▸ **What to produce**
From the listing that follows, reproduce only the lines from the one holding "Reproduce this chart" through the one holding "Chart.register(...registerables);", both included, with no pictures.

▸ **Data listing**
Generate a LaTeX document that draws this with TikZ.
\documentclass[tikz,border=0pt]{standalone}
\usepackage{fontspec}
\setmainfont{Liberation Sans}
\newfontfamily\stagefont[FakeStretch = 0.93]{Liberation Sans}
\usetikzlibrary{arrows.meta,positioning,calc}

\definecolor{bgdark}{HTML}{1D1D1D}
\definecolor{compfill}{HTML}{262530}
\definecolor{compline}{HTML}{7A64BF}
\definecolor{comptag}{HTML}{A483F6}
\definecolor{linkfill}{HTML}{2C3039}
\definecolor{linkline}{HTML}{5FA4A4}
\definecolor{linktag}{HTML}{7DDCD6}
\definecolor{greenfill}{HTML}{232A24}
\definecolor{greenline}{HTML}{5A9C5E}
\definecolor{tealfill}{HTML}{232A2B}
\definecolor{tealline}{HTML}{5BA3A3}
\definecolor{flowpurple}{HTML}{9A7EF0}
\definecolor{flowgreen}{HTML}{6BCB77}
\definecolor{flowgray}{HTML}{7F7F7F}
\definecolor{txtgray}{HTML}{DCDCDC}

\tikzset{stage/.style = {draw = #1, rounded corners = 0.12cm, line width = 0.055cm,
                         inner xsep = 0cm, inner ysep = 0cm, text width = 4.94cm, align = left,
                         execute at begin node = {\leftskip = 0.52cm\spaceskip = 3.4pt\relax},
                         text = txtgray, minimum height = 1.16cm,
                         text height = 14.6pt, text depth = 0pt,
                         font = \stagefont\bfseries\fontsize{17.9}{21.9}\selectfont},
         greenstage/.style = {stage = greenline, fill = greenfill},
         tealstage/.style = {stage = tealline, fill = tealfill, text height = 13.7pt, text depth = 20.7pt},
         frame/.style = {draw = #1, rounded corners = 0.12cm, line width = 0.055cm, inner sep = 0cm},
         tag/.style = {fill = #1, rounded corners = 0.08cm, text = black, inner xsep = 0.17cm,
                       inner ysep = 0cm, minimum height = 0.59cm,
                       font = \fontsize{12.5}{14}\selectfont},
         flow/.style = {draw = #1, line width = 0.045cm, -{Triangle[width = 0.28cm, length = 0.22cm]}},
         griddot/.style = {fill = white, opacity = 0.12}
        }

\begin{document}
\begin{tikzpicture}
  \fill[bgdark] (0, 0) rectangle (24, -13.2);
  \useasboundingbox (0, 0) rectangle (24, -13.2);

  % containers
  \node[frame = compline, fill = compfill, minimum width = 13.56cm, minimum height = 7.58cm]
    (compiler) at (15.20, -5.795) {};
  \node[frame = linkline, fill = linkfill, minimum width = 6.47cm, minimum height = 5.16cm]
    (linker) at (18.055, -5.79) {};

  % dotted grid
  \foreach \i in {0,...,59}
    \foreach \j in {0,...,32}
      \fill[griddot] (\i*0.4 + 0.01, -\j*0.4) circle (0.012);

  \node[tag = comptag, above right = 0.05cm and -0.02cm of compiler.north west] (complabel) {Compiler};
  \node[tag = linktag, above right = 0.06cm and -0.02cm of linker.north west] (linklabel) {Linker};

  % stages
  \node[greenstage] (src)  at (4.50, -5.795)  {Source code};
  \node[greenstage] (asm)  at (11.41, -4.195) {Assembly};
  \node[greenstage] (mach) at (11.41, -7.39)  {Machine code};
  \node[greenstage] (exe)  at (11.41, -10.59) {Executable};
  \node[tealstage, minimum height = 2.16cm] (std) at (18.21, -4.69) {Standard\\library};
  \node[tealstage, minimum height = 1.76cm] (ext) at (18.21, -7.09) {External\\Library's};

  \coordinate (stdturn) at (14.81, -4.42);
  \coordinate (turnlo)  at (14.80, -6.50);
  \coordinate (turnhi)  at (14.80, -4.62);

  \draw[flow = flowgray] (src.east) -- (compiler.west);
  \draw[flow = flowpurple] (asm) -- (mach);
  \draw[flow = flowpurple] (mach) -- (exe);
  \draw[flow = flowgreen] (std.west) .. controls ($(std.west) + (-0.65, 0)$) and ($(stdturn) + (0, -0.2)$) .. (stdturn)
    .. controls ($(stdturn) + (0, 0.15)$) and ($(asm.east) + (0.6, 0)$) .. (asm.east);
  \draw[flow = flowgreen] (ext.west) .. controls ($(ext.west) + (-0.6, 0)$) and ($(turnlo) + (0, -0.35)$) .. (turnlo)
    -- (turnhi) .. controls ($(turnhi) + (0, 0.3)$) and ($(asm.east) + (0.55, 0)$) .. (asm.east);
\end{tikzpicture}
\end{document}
--
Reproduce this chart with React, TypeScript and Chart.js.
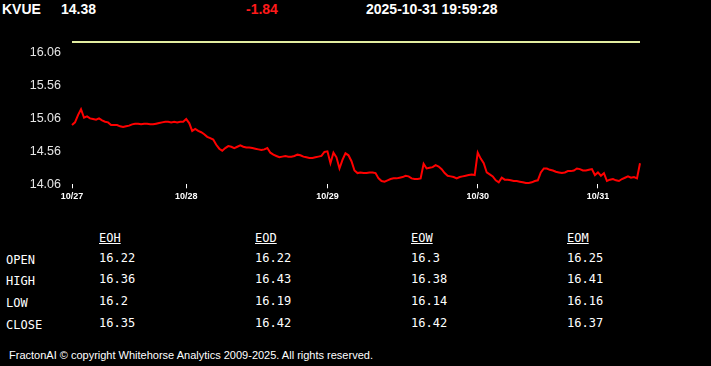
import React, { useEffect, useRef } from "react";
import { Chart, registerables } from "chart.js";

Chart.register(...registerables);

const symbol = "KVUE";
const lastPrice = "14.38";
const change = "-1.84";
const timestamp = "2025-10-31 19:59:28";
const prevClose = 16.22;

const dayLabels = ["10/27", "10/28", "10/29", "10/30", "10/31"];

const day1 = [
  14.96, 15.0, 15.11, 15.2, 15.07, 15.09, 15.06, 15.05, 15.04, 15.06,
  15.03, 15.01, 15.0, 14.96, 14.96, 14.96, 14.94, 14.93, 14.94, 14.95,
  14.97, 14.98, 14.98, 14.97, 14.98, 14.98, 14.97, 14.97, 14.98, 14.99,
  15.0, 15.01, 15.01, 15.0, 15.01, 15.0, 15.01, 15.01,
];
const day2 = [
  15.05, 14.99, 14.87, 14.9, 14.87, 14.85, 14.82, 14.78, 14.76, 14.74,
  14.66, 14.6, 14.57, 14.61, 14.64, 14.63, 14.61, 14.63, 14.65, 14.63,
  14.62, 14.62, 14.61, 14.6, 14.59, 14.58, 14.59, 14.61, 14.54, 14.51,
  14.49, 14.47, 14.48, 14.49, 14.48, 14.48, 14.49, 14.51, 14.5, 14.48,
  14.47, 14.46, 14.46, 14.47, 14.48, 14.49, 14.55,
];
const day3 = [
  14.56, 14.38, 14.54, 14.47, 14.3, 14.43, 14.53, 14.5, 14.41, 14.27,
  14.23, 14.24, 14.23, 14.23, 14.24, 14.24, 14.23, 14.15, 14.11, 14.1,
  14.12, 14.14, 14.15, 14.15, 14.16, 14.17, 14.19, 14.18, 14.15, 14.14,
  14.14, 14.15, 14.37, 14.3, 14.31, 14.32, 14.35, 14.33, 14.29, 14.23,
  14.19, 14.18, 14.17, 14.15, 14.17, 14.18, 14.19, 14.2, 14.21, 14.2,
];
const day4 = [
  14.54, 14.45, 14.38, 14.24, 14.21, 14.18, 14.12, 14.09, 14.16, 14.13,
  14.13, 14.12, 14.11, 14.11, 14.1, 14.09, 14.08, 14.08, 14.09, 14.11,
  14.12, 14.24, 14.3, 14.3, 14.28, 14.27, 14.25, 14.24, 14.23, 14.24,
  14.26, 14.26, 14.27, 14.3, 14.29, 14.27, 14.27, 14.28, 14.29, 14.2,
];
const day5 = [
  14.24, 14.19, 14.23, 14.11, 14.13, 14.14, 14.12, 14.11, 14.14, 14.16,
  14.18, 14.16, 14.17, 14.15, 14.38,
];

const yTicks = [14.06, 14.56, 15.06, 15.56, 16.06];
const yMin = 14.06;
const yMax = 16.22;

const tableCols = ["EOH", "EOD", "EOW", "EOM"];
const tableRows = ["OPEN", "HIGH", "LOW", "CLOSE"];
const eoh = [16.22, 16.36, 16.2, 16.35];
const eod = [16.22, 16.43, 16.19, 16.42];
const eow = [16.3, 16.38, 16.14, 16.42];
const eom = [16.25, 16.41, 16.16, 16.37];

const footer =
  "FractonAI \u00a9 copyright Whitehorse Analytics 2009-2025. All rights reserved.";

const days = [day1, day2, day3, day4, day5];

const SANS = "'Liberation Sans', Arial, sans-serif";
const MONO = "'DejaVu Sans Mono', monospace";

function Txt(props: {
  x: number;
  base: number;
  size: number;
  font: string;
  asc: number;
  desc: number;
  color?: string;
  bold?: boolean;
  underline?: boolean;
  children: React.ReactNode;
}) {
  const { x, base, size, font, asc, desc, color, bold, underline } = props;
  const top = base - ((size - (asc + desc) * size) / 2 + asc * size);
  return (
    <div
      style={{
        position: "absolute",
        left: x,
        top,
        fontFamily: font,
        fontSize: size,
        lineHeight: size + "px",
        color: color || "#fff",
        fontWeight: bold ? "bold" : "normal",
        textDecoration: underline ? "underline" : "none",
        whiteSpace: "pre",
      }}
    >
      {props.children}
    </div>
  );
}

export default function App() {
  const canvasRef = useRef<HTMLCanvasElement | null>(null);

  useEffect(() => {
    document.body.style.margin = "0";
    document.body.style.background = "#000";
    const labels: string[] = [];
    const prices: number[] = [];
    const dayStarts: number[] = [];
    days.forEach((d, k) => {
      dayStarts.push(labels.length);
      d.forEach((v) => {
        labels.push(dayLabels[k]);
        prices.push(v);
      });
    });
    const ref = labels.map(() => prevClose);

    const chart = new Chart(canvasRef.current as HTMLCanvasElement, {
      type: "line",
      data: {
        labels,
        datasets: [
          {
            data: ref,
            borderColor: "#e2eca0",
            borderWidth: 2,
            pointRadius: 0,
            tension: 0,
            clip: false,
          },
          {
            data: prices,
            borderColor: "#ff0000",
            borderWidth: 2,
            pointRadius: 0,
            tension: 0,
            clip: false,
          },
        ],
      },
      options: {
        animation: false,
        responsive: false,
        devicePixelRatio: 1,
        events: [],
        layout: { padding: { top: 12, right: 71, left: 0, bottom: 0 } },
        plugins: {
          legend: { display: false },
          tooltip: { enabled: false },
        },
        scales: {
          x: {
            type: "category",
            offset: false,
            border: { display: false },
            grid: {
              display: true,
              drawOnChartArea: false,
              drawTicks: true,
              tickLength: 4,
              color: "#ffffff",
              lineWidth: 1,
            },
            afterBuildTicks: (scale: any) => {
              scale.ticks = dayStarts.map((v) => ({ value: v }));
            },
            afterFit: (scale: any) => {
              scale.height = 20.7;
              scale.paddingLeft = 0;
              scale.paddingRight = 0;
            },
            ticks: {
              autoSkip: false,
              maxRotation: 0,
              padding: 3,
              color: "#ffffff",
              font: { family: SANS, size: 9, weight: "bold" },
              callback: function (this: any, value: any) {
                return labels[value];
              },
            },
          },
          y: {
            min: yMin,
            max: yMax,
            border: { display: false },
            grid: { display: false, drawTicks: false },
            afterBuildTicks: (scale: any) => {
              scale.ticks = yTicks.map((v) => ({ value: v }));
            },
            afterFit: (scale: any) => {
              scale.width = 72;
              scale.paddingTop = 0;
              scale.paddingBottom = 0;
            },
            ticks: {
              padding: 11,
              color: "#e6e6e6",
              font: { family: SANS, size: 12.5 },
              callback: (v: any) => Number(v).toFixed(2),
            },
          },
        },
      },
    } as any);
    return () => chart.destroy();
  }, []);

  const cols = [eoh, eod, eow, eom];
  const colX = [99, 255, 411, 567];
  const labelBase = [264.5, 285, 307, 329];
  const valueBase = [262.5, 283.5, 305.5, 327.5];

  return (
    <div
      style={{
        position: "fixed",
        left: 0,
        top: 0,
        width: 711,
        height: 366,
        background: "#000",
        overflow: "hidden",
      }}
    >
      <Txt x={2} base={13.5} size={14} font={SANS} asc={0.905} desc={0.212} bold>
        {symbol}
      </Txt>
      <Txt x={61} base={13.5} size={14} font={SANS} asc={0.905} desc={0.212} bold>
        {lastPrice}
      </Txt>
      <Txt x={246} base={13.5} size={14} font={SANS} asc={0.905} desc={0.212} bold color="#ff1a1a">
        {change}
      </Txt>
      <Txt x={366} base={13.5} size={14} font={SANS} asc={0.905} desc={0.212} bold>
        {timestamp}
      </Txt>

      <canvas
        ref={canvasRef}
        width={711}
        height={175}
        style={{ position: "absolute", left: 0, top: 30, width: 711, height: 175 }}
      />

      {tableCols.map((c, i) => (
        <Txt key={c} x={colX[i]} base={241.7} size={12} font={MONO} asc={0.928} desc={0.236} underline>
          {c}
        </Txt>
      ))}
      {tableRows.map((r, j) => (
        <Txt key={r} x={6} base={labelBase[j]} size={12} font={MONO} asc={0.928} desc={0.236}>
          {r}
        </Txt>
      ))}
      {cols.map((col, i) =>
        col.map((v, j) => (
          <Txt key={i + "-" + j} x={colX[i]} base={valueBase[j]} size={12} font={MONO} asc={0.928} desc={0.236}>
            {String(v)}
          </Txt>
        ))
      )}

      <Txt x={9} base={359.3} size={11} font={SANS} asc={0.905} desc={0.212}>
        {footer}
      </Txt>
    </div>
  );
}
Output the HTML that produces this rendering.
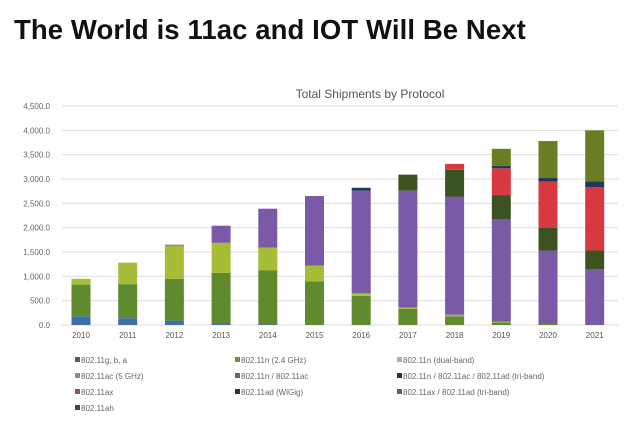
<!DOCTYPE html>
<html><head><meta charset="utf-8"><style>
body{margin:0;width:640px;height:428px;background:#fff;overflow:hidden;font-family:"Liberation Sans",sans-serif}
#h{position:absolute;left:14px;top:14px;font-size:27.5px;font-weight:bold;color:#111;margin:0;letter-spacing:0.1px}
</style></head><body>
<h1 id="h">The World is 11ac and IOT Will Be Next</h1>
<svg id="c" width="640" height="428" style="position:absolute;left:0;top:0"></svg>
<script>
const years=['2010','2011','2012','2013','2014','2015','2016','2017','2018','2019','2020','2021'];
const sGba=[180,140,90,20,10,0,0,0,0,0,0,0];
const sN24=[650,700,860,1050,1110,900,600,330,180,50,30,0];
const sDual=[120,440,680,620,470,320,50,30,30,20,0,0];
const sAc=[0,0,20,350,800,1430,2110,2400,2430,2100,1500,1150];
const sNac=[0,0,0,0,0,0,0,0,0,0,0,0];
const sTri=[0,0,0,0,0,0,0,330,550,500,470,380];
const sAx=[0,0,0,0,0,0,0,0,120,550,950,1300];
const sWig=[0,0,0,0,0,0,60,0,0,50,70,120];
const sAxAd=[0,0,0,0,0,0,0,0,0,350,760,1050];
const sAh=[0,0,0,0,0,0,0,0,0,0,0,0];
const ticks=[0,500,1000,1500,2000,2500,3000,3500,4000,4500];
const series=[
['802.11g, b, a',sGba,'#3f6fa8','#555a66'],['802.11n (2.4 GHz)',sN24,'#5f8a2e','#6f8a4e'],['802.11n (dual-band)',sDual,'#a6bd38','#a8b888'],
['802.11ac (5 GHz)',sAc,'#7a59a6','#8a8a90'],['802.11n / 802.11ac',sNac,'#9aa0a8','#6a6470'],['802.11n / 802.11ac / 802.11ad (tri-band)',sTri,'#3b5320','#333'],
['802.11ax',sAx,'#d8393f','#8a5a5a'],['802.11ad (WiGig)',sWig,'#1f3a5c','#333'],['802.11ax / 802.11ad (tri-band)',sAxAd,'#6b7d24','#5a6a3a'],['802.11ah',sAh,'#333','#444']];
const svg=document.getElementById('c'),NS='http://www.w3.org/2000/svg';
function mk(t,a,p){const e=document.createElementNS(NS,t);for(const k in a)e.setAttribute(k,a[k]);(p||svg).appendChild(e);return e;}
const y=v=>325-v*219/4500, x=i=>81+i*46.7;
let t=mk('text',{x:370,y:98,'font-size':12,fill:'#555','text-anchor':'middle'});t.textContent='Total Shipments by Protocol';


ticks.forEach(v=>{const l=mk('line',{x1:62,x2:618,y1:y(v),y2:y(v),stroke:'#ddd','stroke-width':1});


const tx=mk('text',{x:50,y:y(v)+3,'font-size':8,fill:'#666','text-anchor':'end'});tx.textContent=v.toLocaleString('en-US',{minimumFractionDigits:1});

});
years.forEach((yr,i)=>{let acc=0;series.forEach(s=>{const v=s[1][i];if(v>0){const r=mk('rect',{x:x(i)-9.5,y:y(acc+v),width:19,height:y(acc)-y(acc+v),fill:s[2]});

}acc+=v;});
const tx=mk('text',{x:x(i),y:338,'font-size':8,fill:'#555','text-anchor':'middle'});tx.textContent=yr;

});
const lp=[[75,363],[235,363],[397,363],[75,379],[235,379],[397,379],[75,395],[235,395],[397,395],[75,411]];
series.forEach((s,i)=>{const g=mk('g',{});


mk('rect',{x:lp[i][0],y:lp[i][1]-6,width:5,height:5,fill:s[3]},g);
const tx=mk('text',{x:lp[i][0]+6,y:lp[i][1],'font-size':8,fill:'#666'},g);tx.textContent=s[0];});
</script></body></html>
--
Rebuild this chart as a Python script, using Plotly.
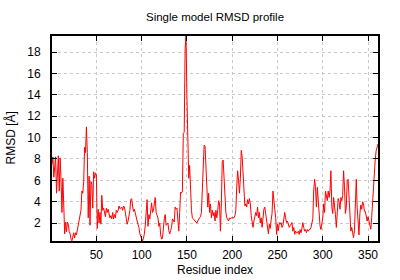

▸ **Task solution**
Reproduce this chart with React, TypeScript and Chart.js.
import React, { useEffect, useRef } from "react";
import { Chart, registerables } from "chart.js";

Chart.register(...registerables);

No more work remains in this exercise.